What you should do :: Beneath this line sits some data. Return only its lines from the one holding "Write a web" through the one holding "sampled (cutoff 0.97)", inclusive, exactly, with the images removed.

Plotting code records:

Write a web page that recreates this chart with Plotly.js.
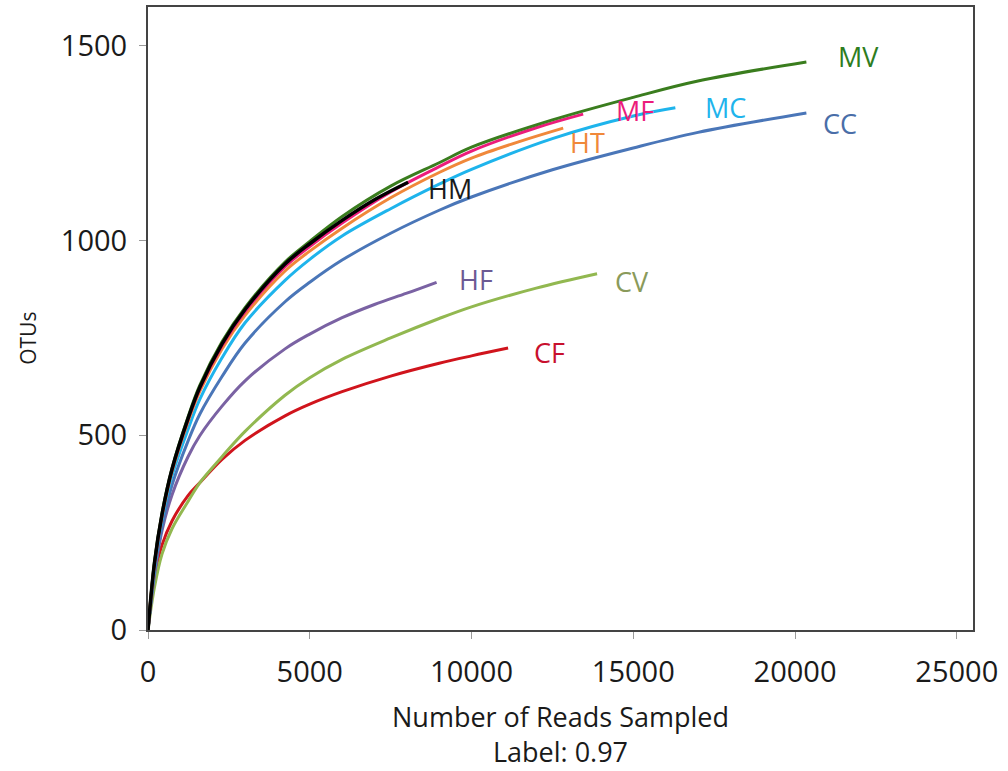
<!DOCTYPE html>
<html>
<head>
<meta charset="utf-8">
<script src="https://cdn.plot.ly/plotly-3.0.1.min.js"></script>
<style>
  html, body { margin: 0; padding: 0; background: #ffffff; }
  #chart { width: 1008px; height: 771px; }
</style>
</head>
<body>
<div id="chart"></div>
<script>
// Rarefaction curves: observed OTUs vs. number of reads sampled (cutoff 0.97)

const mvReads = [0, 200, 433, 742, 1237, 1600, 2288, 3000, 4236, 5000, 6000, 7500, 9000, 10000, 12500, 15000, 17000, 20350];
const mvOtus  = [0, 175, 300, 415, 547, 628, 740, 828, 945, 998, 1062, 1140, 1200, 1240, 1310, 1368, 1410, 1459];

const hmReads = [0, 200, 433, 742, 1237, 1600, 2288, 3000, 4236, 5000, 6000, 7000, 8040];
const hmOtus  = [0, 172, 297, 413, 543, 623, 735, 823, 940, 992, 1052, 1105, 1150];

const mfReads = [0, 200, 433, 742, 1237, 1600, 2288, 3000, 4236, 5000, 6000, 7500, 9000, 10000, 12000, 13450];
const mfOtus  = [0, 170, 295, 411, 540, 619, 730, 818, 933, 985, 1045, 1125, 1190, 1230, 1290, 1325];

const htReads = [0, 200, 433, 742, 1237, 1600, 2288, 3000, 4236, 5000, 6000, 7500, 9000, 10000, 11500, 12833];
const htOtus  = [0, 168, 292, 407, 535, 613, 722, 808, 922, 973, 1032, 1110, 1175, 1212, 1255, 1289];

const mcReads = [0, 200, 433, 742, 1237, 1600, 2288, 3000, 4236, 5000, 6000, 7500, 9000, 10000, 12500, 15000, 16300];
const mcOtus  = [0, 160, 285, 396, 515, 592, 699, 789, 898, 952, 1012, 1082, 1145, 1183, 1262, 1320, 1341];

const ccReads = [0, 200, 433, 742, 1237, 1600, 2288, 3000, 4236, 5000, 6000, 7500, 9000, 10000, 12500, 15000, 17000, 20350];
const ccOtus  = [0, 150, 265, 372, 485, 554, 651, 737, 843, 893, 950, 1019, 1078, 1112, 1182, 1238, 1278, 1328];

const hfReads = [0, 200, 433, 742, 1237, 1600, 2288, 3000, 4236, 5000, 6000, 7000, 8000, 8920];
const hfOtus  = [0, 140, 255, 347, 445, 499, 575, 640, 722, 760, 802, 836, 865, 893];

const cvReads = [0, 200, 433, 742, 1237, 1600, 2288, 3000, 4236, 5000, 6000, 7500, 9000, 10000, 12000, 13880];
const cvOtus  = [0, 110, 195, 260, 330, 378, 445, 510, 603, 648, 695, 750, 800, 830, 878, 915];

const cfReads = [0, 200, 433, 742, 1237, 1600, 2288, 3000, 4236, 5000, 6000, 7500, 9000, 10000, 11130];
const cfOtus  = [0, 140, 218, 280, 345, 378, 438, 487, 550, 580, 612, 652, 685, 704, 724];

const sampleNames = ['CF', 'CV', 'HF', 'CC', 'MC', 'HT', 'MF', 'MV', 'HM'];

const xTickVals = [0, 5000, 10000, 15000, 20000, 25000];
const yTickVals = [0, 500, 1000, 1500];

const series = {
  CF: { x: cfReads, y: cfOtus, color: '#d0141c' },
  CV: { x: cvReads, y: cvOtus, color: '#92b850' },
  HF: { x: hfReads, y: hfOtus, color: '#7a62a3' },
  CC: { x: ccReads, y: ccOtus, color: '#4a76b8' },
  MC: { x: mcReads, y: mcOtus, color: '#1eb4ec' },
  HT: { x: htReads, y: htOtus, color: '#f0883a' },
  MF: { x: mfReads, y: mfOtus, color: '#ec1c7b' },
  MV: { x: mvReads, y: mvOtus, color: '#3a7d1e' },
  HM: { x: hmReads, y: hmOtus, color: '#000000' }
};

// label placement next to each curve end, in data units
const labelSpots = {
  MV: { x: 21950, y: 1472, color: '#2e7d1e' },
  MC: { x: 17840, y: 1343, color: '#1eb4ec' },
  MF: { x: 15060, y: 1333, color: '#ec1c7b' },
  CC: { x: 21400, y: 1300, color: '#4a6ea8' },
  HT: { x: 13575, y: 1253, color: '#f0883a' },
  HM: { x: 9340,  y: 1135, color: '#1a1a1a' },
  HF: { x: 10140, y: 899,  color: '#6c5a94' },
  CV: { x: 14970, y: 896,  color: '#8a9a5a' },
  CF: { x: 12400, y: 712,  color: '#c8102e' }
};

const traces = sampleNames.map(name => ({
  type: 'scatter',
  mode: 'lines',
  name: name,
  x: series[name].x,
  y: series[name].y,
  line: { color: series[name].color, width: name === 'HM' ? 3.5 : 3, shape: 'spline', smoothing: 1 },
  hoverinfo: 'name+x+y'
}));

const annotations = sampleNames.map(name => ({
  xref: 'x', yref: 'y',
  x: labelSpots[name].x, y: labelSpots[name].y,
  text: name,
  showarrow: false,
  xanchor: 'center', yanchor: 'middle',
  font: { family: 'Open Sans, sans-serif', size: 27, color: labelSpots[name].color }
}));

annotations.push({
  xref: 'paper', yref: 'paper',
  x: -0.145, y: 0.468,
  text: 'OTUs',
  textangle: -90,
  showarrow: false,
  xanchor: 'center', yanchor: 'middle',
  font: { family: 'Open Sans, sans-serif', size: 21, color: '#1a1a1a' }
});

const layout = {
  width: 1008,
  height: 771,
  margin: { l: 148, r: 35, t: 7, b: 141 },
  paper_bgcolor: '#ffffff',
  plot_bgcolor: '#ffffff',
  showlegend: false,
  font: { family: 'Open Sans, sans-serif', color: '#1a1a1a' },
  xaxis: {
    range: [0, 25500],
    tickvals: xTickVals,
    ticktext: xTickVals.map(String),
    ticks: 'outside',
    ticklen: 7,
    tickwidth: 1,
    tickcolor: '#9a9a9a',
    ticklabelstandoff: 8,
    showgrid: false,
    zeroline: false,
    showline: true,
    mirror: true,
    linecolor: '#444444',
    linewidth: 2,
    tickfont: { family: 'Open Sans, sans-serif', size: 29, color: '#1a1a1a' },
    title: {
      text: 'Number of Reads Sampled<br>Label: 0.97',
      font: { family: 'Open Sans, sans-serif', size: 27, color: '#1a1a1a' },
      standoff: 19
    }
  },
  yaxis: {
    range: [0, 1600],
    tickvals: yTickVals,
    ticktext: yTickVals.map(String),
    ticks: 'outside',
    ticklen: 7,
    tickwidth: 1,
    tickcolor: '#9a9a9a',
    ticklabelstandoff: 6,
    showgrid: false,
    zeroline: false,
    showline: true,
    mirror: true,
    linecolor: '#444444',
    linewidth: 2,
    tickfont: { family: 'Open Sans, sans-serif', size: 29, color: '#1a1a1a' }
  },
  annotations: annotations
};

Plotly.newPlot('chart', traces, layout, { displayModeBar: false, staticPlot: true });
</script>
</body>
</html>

* * *

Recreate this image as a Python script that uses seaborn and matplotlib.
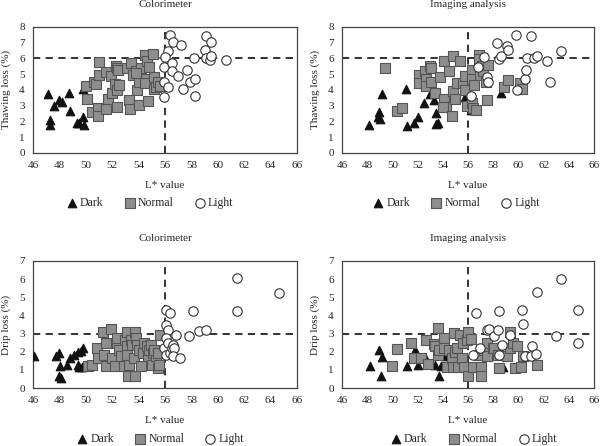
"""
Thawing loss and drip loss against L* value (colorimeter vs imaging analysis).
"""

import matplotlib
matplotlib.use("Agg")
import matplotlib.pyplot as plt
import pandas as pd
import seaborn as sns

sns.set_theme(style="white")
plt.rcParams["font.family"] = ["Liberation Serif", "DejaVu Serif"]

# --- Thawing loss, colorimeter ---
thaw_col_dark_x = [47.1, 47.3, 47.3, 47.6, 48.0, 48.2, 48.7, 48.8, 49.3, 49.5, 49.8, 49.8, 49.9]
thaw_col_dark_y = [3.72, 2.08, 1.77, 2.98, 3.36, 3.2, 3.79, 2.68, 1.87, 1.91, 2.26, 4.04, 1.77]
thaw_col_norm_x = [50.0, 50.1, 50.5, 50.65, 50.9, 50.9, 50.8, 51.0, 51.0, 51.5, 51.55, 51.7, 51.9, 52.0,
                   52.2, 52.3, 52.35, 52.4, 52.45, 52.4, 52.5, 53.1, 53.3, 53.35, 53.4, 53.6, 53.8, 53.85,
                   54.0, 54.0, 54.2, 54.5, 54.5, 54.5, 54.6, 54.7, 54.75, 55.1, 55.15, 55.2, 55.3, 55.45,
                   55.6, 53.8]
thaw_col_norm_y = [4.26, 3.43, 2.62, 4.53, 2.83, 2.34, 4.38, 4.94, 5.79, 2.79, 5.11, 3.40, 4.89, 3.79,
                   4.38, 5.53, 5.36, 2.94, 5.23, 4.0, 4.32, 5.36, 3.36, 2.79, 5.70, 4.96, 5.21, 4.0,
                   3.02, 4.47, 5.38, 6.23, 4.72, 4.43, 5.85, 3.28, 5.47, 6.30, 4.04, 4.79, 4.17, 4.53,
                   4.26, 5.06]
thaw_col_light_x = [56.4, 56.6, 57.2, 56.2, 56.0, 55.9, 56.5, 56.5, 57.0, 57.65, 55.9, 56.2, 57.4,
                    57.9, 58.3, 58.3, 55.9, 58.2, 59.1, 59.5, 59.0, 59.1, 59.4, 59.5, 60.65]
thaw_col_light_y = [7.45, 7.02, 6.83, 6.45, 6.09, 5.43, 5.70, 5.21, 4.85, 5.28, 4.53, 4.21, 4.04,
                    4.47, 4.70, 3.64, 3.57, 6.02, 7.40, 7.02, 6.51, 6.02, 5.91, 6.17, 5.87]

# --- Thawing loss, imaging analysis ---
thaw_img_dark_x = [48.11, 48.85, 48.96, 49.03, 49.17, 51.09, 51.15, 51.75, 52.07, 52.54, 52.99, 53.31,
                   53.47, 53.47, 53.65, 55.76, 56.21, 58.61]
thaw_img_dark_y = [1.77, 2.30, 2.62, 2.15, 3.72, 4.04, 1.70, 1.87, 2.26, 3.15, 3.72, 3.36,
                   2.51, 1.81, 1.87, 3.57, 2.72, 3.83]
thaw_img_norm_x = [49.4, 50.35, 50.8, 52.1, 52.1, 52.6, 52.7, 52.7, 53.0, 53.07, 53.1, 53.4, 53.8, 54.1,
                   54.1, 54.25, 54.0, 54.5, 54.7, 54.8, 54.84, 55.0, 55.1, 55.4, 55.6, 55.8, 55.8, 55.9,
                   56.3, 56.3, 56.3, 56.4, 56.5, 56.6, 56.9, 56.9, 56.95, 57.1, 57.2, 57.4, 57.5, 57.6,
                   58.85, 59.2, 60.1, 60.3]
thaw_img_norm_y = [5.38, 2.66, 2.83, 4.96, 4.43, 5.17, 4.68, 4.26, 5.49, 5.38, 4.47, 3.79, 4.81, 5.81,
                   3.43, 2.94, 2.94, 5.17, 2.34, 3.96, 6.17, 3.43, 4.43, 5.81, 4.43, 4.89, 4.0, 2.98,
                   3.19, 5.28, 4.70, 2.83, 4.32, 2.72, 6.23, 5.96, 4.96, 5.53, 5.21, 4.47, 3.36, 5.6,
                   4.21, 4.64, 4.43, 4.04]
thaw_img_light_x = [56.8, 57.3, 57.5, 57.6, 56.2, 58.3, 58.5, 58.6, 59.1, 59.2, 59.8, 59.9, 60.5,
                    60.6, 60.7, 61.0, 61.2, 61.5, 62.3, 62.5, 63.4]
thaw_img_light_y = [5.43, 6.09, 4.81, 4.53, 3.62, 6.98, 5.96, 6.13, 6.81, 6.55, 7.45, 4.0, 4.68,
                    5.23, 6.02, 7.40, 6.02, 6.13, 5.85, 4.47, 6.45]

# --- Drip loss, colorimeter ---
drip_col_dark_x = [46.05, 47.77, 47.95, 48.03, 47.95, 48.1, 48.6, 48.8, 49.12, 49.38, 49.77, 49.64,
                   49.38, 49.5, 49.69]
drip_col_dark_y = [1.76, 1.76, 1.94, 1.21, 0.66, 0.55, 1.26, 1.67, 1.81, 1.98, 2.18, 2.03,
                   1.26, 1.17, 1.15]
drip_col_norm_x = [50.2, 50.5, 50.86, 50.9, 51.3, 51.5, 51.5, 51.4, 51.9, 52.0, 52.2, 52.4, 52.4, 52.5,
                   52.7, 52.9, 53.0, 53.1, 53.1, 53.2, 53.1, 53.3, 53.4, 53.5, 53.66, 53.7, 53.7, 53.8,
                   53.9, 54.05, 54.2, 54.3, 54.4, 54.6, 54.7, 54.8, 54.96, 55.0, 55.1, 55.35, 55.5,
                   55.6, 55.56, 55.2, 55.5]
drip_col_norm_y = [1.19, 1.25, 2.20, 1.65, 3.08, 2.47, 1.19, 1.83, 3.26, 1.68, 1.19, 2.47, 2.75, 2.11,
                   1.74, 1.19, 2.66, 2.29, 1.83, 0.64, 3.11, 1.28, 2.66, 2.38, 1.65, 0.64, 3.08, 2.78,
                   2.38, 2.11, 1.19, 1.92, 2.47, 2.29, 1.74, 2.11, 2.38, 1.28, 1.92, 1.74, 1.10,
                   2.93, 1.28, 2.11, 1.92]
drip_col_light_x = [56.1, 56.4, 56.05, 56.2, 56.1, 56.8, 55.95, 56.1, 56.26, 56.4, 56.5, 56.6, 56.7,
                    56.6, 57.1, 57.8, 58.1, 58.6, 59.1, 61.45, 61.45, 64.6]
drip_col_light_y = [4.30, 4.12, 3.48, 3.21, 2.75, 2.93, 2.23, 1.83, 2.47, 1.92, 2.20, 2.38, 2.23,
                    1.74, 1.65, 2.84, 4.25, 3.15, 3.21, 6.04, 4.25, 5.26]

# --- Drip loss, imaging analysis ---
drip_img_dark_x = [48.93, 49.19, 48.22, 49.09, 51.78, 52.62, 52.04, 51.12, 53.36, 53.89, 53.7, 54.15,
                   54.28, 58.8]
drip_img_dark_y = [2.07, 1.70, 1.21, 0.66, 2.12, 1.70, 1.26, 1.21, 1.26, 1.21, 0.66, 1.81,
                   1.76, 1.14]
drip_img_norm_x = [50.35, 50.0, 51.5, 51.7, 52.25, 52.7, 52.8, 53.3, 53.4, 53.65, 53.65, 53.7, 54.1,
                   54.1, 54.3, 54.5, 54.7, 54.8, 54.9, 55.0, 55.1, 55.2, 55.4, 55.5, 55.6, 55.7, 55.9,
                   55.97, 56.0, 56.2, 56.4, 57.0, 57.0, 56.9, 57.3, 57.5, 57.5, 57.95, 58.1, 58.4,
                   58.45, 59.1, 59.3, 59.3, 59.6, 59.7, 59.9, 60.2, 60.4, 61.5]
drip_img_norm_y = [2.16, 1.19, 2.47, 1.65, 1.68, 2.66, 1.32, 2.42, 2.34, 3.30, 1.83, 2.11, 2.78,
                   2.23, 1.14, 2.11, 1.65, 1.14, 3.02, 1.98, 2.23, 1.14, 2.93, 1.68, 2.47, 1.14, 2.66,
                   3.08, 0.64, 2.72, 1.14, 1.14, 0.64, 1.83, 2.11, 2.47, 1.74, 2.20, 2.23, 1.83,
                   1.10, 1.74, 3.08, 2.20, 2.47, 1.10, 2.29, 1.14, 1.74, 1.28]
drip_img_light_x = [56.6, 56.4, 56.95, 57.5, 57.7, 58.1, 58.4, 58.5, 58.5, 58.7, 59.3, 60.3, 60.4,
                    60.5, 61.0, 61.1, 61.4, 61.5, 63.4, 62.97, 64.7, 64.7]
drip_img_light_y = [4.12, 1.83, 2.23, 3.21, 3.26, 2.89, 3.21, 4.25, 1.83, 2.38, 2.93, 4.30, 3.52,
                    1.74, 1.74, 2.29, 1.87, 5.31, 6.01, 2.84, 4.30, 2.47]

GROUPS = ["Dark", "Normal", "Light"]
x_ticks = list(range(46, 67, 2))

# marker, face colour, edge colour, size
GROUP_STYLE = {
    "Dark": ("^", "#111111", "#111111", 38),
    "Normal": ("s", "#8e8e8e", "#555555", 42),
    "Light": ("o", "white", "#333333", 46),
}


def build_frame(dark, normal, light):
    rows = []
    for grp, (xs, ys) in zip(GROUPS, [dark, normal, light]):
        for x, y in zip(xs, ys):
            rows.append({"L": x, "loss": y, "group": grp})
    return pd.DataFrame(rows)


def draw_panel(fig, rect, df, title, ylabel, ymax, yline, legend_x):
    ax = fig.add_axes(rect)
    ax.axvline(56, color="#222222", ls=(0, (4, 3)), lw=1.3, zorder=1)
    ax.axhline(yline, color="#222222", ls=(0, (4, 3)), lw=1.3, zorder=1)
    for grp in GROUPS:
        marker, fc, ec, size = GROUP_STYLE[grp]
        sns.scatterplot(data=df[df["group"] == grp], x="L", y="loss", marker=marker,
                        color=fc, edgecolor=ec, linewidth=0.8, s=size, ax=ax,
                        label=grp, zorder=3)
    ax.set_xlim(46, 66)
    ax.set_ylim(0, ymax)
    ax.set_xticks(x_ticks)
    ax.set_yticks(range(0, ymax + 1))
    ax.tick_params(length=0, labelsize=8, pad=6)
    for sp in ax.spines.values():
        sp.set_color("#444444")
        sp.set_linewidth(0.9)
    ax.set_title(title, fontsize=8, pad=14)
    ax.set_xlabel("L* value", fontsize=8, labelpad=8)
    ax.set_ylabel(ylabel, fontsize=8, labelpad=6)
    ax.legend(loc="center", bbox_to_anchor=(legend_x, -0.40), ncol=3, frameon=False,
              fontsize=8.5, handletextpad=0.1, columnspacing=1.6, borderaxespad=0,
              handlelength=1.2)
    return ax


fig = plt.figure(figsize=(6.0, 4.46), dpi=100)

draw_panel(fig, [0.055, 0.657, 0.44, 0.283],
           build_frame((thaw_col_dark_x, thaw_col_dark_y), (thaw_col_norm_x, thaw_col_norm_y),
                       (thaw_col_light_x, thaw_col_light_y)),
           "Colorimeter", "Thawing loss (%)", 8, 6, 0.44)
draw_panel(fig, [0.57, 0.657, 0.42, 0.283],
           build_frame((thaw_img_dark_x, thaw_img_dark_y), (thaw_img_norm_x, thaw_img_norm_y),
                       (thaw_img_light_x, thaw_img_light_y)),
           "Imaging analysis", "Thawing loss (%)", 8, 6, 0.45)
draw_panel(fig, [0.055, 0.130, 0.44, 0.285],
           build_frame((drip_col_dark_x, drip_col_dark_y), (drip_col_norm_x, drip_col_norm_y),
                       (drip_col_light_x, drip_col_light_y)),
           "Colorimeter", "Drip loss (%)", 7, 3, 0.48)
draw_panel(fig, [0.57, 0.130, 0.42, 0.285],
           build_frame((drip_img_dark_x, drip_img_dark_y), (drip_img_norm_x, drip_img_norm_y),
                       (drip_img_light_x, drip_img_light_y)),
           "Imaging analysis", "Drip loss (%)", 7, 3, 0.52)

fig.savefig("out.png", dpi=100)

Solution to this exercise ::
Write a web page that recreates this chart with Plotly.js.
<!DOCTYPE html>
<html>
<head>
<meta charset="utf-8">
<script src="https://cdn.plot.ly/plotly-3.0.1.min.js"></script>
<style>
  html, body { margin: 0; padding: 0; background: #ffffff; }
  #chart { width: 1008px; height: 771px; }
</style>
</head>
<body>
<div id="chart"></div>
<script>
// Rarefaction curves: observed OTUs vs. number of reads sampled (cutoff 0.97)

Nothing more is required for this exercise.